Spiel mit dem Feuer

Uribe will ablenken. Wenige Tage vor dem Ende seiner Amtszeit ist die Bilanz des scheidenden kolumbianischen Präsidenten weit von dem entfernt, was er einst versprochen hatte. Die offizielle Erwerbslosenrate liegt konstant über zwölf Prozent und hatte im vergangenen Januar mit 14,6 Prozent den höchsten Wert der vergangenen sechs Jahre erreicht. Unzählige Skandale erschütterten die Regierung immer wieder, seien es die Verhaftung von Abgeordneten der Regierungsparteien wegen ihrer Verbindungen zu den paramilitärischen Banden oder das Abhören von Oppositionellen und ausländischen Staatschefs. Auch die Ermordung unschuldiger Jugendlicher, die dann vom Militär als »im Kampf gefallene Guerilleros« präsentiert wurden, fällt in seine Verantwortung.
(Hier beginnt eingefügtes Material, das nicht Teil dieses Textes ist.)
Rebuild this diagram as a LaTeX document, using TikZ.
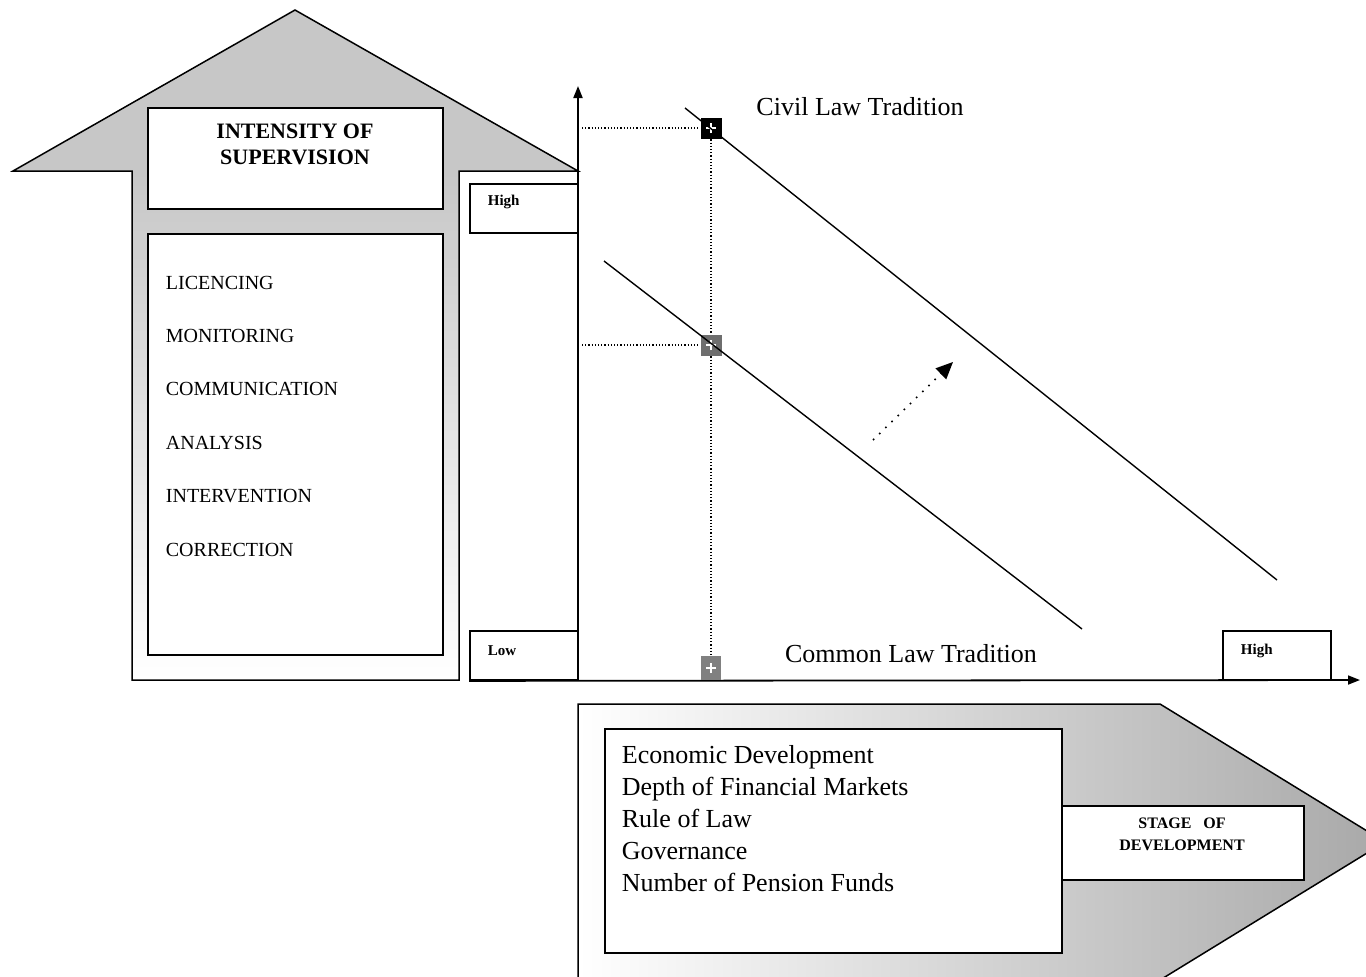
\documentclass[tikz,border=0pt]{standalone}
\usepackage{fontspec}
\setmainfont{Liberation Serif}
\usetikzlibrary{arrows.meta,positioning}

\begin{document}
\begin{tikzpicture}[x=1pt,y=-1pt,line width=1.8pt,
        box/.style={draw,fill=white,inner sep=0pt},
        item/.style={anchor=west,inner sep=0pt,align=left,font=\fontsize{20}{53.4}\selectfont},
        tag/.style={anchor=west,inner sep=0pt,font=\fontsize{15}{15}\selectfont\bfseries},
        law/.style={inner sep=0pt,font=\fontsize{26}{26}\selectfont},
        marker/.style={rectangle,inner sep=0pt,minimum size=21pt,
            path picture={\draw[white,line width=1.4pt]
                ([xshift=-5pt]path picture bounding box.center) -- ([xshift=5pt]path picture bounding box.center)
                ([yshift=-5pt]path picture bounding box.center) -- ([yshift=5pt]path picture bounding box.center);}},
        guide/.style={line width=1.2pt,dash pattern=on 1.2pt off 2pt}]
    \useasboundingbox (0,0) rectangle (1366,977);

    \fill[black!22] (13,171) -- (295,10) -- (578,171) -- cycle;
    \shade[top color=black!22,bottom color=white] (132,171) rectangle (459,680);
    \draw[line width=1.5pt] (132,680) -- (132,171) -- (13,171) -- (295,10) -- (578,171) -- (459,171) -- (459,680) -- cycle;

    \begin{scope}
        \clip (0,0) rectangle (1366,977);
        \shade[left color=white,right color=black!34] (578,704) -- (1160,704) -- (1385,842) -- (1160,980) -- (578,980) -- cycle;
        \draw[line width=1.5pt] (578,990) -- (578,704) -- (1160,704) -- (1385,842) -- (1160,980);
    \end{scope}

    \node[box,minimum width=295pt,minimum height=101pt] (ttl) at (295.5,158.5) {};
    \node[inner sep=0pt,align=center,font=\fontsize{22}{26}\selectfont\bfseries] at (295,144) {INTENSITY OF\\SUPERVISION};
    \node[box,minimum width=295pt,minimum height=421pt] (lst) at (295.5,444.5) {};
    \node[item] at (165,416) {LICENCING\\MONITORING\\COMMUNICATION\\ANALYSIS\\INTERVENTION\\CORRECTION};

    \node[box,minimum width=108pt,minimum height=49pt] (hiy) at (524,208.5) {};
    \node[tag] at (487,202) {High};
    \node[box,minimum width=108pt,minimum height=49pt] (loy) at (524,655.5) {};
    \node[tag] at (487,651) {Low};
    \node[box,minimum width=108pt,minimum height=49pt] (hix) at (1277,655.5) {};
    \node[tag] at (1240,651) {High};

    \node[box,minimum width=457pt,minimum height=224pt] (fct) at (833.5,841) {};
    \node[anchor=west,inner sep=0pt,align=left,font=\fontsize{26}{32}\selectfont] at (621,819)
        {Economic Development\\Depth of Financial Markets\\Rule of Law\\Governance\\Number of Pension Funds};
    \node[box,minimum width=242pt,minimum height=74pt] (stg) at (1183,843) {};
    \node[inner sep=0pt,align=center,font=\fontsize{16}{22}\selectfont\bfseries] at (1182,834) {STAGE\ \ \ OF\\DEVELOPMENT};

    \coordinate (o) at (578,680);
    \coordinate (ytop) at (578,86);
    \coordinate (xend) at (1360,680);
    \draw[-{Triangle[length=12pt,width=9pt]}] (o) -- (ytop);
    \draw[-{Triangle[length=12pt,width=9pt]}] (loy.south west) -- (xend);

    \node[marker,fill=black] (m1) at (711,128) {};
    \node[marker,fill=black!57] (m2) at (711,345) {};
    \node[marker,fill=black!50,minimum width=20pt,minimum height=24pt] (m3) at (711,668) {};
    \coordinate (y1) at (582,128);
    \coordinate (y2) at (582,345);
    \draw[guide] (y1) -- (m1.west);
    \draw[guide] (y2) -- (m2.west);
    \draw[guide] (m1.south) -- (m2.north);
    \draw[guide] (m2.south) -- (m3.north);

    \coordinate (c1) at (685,108);
    \coordinate (c2) at (1277,580);
    \coordinate (k1) at (604,261);
    \coordinate (k2) at (1082,629);
    \draw[line width=1.4pt] (c1) -- (c2);
    \draw[line width=1.4pt] (k1) -- (k2);
    \node[law] (civ) at (860,107) {Civil Law Tradition};
    \node[law] (com) at (911,654) {Common Law Tradition};

    \coordinate (s1) at (873,440);
    \coordinate (s2) at (953,362);
    \draw[line width=1.6pt,dash pattern=on 1.6pt off 7pt,-{Triangle[length=17pt,width=15pt]}] (s1) -- (s2);
\end{tikzpicture}
\end{document}
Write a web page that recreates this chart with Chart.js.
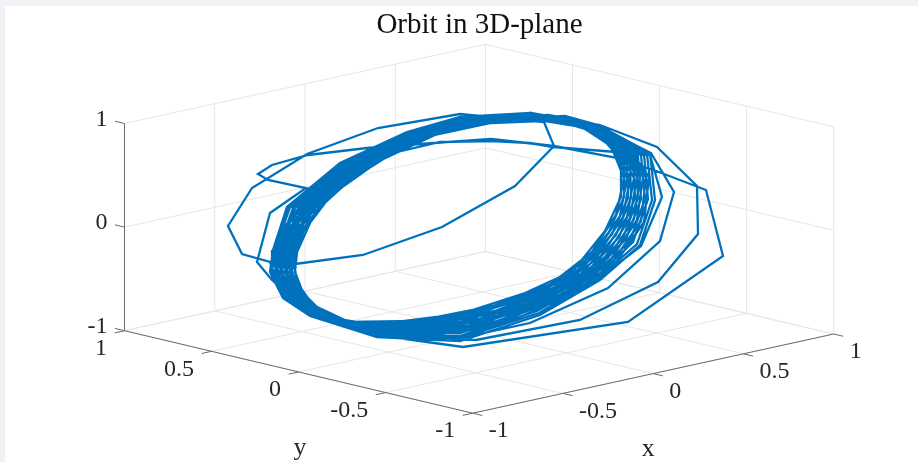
<!DOCTYPE html>
<html><head><meta charset="utf-8">
<style>
html,body{margin:0;padding:0;width:918px;height:462px;overflow:hidden;background:#f0f2f5}
#box{position:absolute;left:5px;top:6px;width:913px;height:456px;background:#fff}
</style>
<script src="https://cdn.jsdelivr.net/npm/chart.js@4"></script>
</head><body><div id="box"><canvas id="c" width="913" height="456"></canvas></div>
<script>
const chartTitle = "Orbit in 3D-plane";
const xTicks = [-1,-0.5,0,0.5,1];
const yTicks = [-1,-0.5,0,0.5,1];
const zTicks = [-1,0,1];
const xTickLabels = ["-1","-0.5","0","0.5","1"];
const yTickLabels = ["-1","-0.5","0","0.5","1"];
const zTickLabels = ["-1","0","1"];
const lineColor = "#0072BD";

// Orbit, in view-plane coordinates (the 3D curve as seen from the camera).
const orbitU = [
-1.64,-.96,-.17,.56,.95,.85,.01,-.81,-1.52,-2.07,-2.31,-2.17,-1.89,-1.76,-1.49,-.82,.04,1.69,2.64,2.47,1.92,1.59,.95,.32,-.39,-.92,-1.51,-1.87,-2.01,-1.91,-1.53,-1.89,-2.02,-1.87,-1.59,-.82,.17,1.21,1.99,2.39,2.38,1.98,1.41,
.72,.01,-.52,-1.19,-1.72,-1.86,-1.87,-1.75,-1.49,-.82,.01,.71,1.49,2.01,2.15,1.92,1.39,
.72,.01,-.52,-1.19,-1.72,-1.85,-1.87,-1.75,-1.49,-.82,.01,.66,1.26,1.82,2.03,1.91,1.57,.94,.71,.33,-.19,-.66,-1.09,
-1.44,-1.62,-1.64,-1.56,-1.32,-.86,.01,.66,1.14,1.46,1.62,1.62,1.39,1.06,
.72,.01,-.52,-1.19,-1.72,-1.86,-1.89,-1.76,-1.49,-.82,.01,.81,1.41,1.81,1.96,1.91,1.39,1.06,
.33,-.25,-.82,-1.34,-1.63,-1.73,-1.69,-1.51,-1.12,-.42,.37,.98,1.42,1.68,1.75,1.56,1.23,.86,
.71,.01,-.52,-1.18,-1.69,-1.84,-1.87,-1.74,-1.47,-.82,.01,.80,1.38,1.78,1.93,1.88,1.39,1.06,
.33,-.25,-.80,-1.30,-1.58,-1.68,-1.65,-1.48,-1.10,-.42,.35,.94,1.36,1.61,1.68,1.53,1.23,.85,
.69,.01,-.51,-1.16,-1.64,-1.79,-1.82,-1.70,-1.44,-.83,.01,.77,1.33,1.71,1.86,1.82,1.39,1.06,
.63,.01,-.49,-1.10,-1.47,-1.64,-1.67,-1.58,-1.34,-.86,.01,.68,1.17,1.50,1.65,1.65,1.39,1.06,
.36,-.25,-.84,-1.42,-1.74,-1.83,-1.78,-1.59,-1.14,-.41,.40,1.07,1.55,1.82,1.87,1.62,1.23,.88,
.65,.01,-.50,-1.12,-1.52,-1.69,-1.72,-1.62,-1.37,-.85,.01,.71,1.22,1.57,1.72,1.71,1.39,1.06,
.35,-.25,-.83,-1.38,-1.69,-1.78,-1.74,-1.55,-1.13,-.41,.38,1.03,1.49,1.75,1.81,1.59,1.23,.87,
.67,.01,-.51,-1.14,-1.58,-1.74,-1.77,-1.66,-1.41,-.84,.01,.74,1.28,1.64,1.79,1.77,1.39,1.06,
.64,.01,-.50,-1.11,-1.50,-1.67,-1.69,-1.60,-1.35,-.85,.01,.69,1.19,1.53,1.69,1.68,1.39,1.06,
.36,-.25,-.85,-1.44,-1.76,-1.85,-1.80,-1.61,-1.15,-.41,.40,1.09,1.58,1.85,1.90,1.64,1.23,.89,
.66,.01,-.50,-1.13,-1.55,-1.72,-1.74,-1.64,-1.39,-.84,.01,.72,1.25,1.60,1.76,1.74,1.39,1.06,
.32,-.24,-.80,-1.28,-1.56,-1.65,-1.62,-1.46,-1.10,-.42,.34,.92,1.33,1.57,1.65,1.52,1.23,.85,
.68,.01,-.51,-1.15,-1.61,-1.76,-1.79,-1.68,-1.42,-.84,.01,.75,1.30,1.67,1.82,1.79,1.39,1.06,
.33,-.24,-.81,-1.32,-1.61,-1.70,-1.67,-1.50,-1.11,-.42,.36,.96,1.39,1.64,1.71,1.55,1.23,.86,
.70,.01,-.51,-1.17,-1.66,-1.81,-1.84,-1.72,-1.46,-.83,.01,.78,1.36,1.74,1.89,1.85,1.39,1.06,
.34,-.25,-.82,-1.36,-1.66,-1.75,-1.71,-1.53,-1.12,-.42,.37,1.01,1.46,1.71,1.78,1.58,1.23,.87,
.35,-.25,-.84,-1.40,-1.71,-1.80,-1.76,-1.57,-1.14,-.41,.39,1.05,1.52,1.78,1.84,1.60,1.23,.88
];
const orbitV = [
-.33,-.24,.04,.45,.85,1.09,1.17,1.03,.77,.43,.05,-.23,-.31,-.67,-.85,-1.04,-1.16,-.91,-.25,.41,.62,.73,.85,.92,.87,.83,.76,.66,.57,.51,.43,.18,-.31,-.49,-.74,-1.01,-1.09,-.89,-.51,-.03,.45,.84,1.06,
1.18,1.13,.99,.68,.24,-.19,-.41,-.67,-.85,-1.05,-1.07,-.92,-.57,-.10,.39,.78,1.05,
1.17,1.12,.97,.66,.21,-.19,-.41,-.67,-.85,-1.04,-1.05,-.81,-.58,-.15,.34,.76,.79,.84,.88,.90,.89,.78,.51,
.19,-.21,-.41,-.62,-.86,-.94,-.83,-.62,-.40,0,.34,.71,.98,1.08,
1.18,1.14,.99,.68,.24,-.19,-.41,-.67,-.85,-1.06,-1.10,-.84,-.49,-.14,.31,.78,1.06,1.15,
1.11,1.00,.75,.39,0,-.31,-.53,-.75,-.92,-.96,-.82,-.57,-.25,.14,.53,.88,1.06,1.12,
1.17,1.13,.98,.66,.24,-.19,-.41,-.67,-.85,-1.05,-1.07,-.82,-.48,-.13,.31,.77,1.05,1.14,
1.09,.97,.72,.37,-.01,-.31,-.52,-.74,-.91,-.92,-.77,-.54,-.22,.15,.53,.86,1.05,1.11,
1.16,1.11,.95,.63,.23,-.20,-.41,-.66,-.85,-1.02,-1.02,-.77,-.46,-.10,.32,.76,1.04,1.13,
1.12,1.04,.88,.53,.20,-.21,-.41,-.63,-.86,-.95,-.86,-.64,-.41,-.01,.34,.72,.99,1.09,
1.14,1.04,.81,.44,.02,-.30,-.54,-.76,-.94,-1.04,-.92,-.63,-.29,.10,.54,.91,1.09,1.15,
1.13,1.06,.91,.56,.21,-.21,-.41,-.64,-.86,-.98,-.91,-.69,-.43,-.04,.33,.73,1.00,1.10,
1.12,1.02,.78,.42,.01,-.30,-.53,-.75,-.93,-1.00,-.87,-.60,-.27,.12,.54,.89,1.08,1.14,
1.15,1.09,.93,.60,.22,-.20,-.41,-.65,-.86,-1.00,-.97,-.73,-.45,-.07,.33,.75,1.02,1.12,
1.12,1.05,.89,.54,.20,-.21,-.41,-.63,-.86,-.96,-.88,-.66,-.42,-.03,.33,.72,1.00,1.09,
1.15,1.05,.82,.45,.02,-.30,-.54,-.76,-.95,-1.06,-.95,-.65,-.30,.09,.54,.91,1.10,1.16,
1.14,1.07,.92,.58,.21,-.20,-.41,-.64,-.86,-.99,-.94,-.71,-.44,-.06,.33,.74,1.01,1.11,
1.08,.96,.70,.36,-.01,-.31,-.52,-.74,-.91,-.90,-.75,-.53,-.21,.16,.53,.85,1.04,1.10,
1.15,1.10,.94,.61,.22,-.20,-.41,-.65,-.85,-1.01,-.99,-.75,-.45,-.08,.32,.75,1.03,1.12,
1.10,.98,.73,.38,0,-.31,-.52,-.75,-.92,-.94,-.80,-.56,-.23,.14,.53,.87,1.05,1.12,
1.17,1.12,.97,.65,.23,-.19,-.41,-.66,-.85,-1.04,-1.05,-.80,-.47,-.11,.32,.77,1.04,1.14,
1.12,1.01,.76,.41,.01,-.31,-.53,-.75,-.93,-.98,-.85,-.59,-.26,.13,.54,.88,1.07,1.13,
1.13,1.03,.79,.43,.01,-.30,-.53,-.75,-.94,-1.02,-.90,-.62,-.28,.11,.54,.90,1.08,1.15
];

// camera used for the axes box
function project(x,y,z){
  return {x:0.201+1.805*x-1.741*y, y:0.0225+0.396*x+0.4125*y+1.036*z};
}
const GAP={x:NaN,y:NaN};
function poly(list,...pts){pts.forEach(p=>list.push(project(p[0],p[1],p[2])));list.push(GAP);}

const gridPts=[],axisPts=[],tickPts=[];
xTicks.forEach(t=>poly(gridPts,[t,-1,-1],[t,1,-1],[t,1,1]));
yTicks.forEach(t=>poly(gridPts,[-1,t,-1],[1,t,-1],[1,t,1]));
zTicks.forEach(t=>poly(gridPts,[-1,1,t],[1,1,t],[1,-1,t]));
poly(axisPts,[-1,1,-1],[-1,1,1]);
poly(axisPts,[-1,1,-1],[-1,-1,-1],[1,-1,-1]);
const tl=0.055;
xTicks.forEach(t=>poly(tickPts,[t,-1,-1],[t,-1-tl,-1]));
yTicks.forEach(t=>poly(tickPts,[-1,t,-1],[-1-tl,t,-1]));
zTicks.forEach(t=>poly(tickPts,[-1,1,t],[-1,1+tl,t]));

const orbitPts=orbitU.map((u,i)=>({x:u,y:orbitV[i]}));

const textItems=[];
xTicks.forEach((t,i)=>textItems.push({s:xTickLabels[i],p:project(t,-1,-1),dx:16,dy:18,a:"left"}));
yTicks.forEach((t,i)=>textItems.push({s:yTickLabels[i],p:project(-1,t,-1),dx:-17.5,dy:18,a:"right"}));
zTicks.forEach((t,i)=>textItems.push({s:zTickLabels[i],p:project(-1,1,t),dx:-17,dy:-4,a:"right"}));
textItems.push({s:"x",p:project(0,-1,-1),dx:-5,dy:76,a:"center",f:26});
textItems.push({s:"y",p:project(-1,0,-1),dx:1.5,dy:76,a:"center",f:26});

const axisText={id:"axisText",afterDraw(ch){
  const g=ch.ctx,sx=ch.scales.x,sy=ch.scales.y;
  g.save();g.fillStyle="#262626";g.textBaseline="middle";
  textItems.forEach(t=>{
    g.font=(t.f||24)+'px "Liberation Serif"';g.textAlign=t.a;
    g.fillText(t.s,sx.getPixelForValue(t.p.x)+t.dx,sy.getPixelForValue(t.p.y)+t.dy);
  });
  g.restore();
}};
const base={showLine:true,pointRadius:0,pointHoverRadius:0,tension:0,spanGaps:false,fill:false,clip:false};
new Chart(document.getElementById("c"),{
  type:"scatter",
  data:{datasets:[
    {...base,label:"orbit",data:orbitPts,borderColor:lineColor,borderWidth:2.3,borderJoinStyle:"miter",order:0},
    {...base,label:"ticks",data:tickPts,borderColor:"#6a6a6a",borderWidth:1,order:1},
    {...base,label:"axes",data:axisPts,borderColor:"#6a6a6a",borderWidth:1,order:2},
    {...base,label:"grid",data:gridPts,borderColor:"#e6e6e6",borderWidth:1,order:3}
  ]},
  options:{
    responsive:false,animation:false,
    layout:{padding:{left:36,right:0,top:0,bottom:0}},
    plugins:{legend:{display:false},tooltip:{enabled:false},
      title:{display:true,text:chartTitle,fullSize:false,color:"#111",
        font:{family:'"Liberation Serif"',size:29,weight:"normal",lineHeight:1},
        padding:{top:5,bottom:0}}},
    scales:{
      x:{type:"linear",display:false,min:-4.18,max:4.59},
      y:{type:"linear",display:false,min:-2.31,max:1.91}
    }
  },
  plugins:[axisText]
});
</script></body></html>
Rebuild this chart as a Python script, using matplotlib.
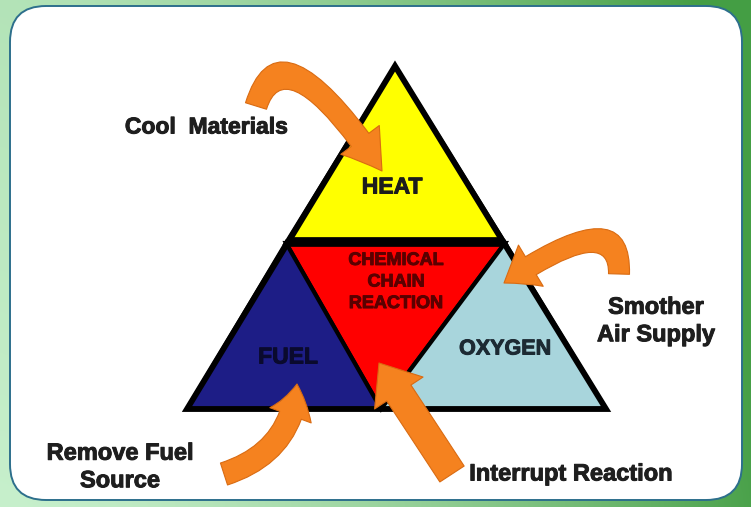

In dieser Woche hätte die Arbeit einer internationalen Untersuchungskommission, die in La Macarena mehrere Massengräber untersucht, Schlagzeilen machen können. Bogotá verhinderte dies erfolgreich mit der unvermittelten Präsenta­tion von »Beweisen« über die Präsenz von Guerilleros in Venezuela.

Doch es sind nicht nur innenpolitische Gründe, die für die jüngste Zuspitzung in den Beziehungen zwischen Kolumbien und Venezuela gesorgt haben. Einflußreiche Kräfte auf beiden Seiten der Grenze haben vor allem im Vorfeld der Parlamentswahlen im September kein Interesse daran, daß die Lage in Venezuela ruhig und stabil bleibt. Trotz mancher Kritik an dem Verhalten der Abgeordneten aus der Regierungspartei PSUV in den vergangenen Jahren dürfte das revolutionäre Lager dann seine Mehrheit verteidigen. Die heterogene Opposition ist nicht in der Lage, ein konkretes Alternativprogramm vorzulegen, das über Schlagwörter wie »Hoffnung« und »Freundschaft« hinausgeht. Deshalb setzen Teile der Regierungsgegner wieder auf Gewalt; dafür spricht die Festnahme international gesuchter Terroristen durch die venezolanischen Behörden in den vergangenen Tagen. Hinzu kommen auch aus Kolumbien eingesickerte Gruppen von Paramilitärs, und das längst nicht mehr nur in der Grenzregion zum Nachbarland, sondern auch in den Armenvierteln der großen Städte.

Kolumbien spielt mit dem Feuer. Doch auch wenn sich die Lage wie in den vergangenen Jahren diesmal schnell wieder entspannen sollte, besteht immer die Gefahr, daß die durch Bogotá entfachten Funken irgendwann zu einem Flächenbrand werden. Es war Kolumbien und nicht etwa Venezuela, dessen Truppen 2008 in Ecuador einfielen. Dabei ist es ganz besonders zynisch, daß ausgerechnet auf dem damals als Verteidigungsminister für die Aggression politisch Verantwortlichen, Juan Manuel Santos, nun die Hoffnungen ruhen, nach seinem Amtsantritt als Präsident Kolumbiens am 7. August die Beziehungen zu Venezuela und den anderen Nachbarländern zu normalisieren.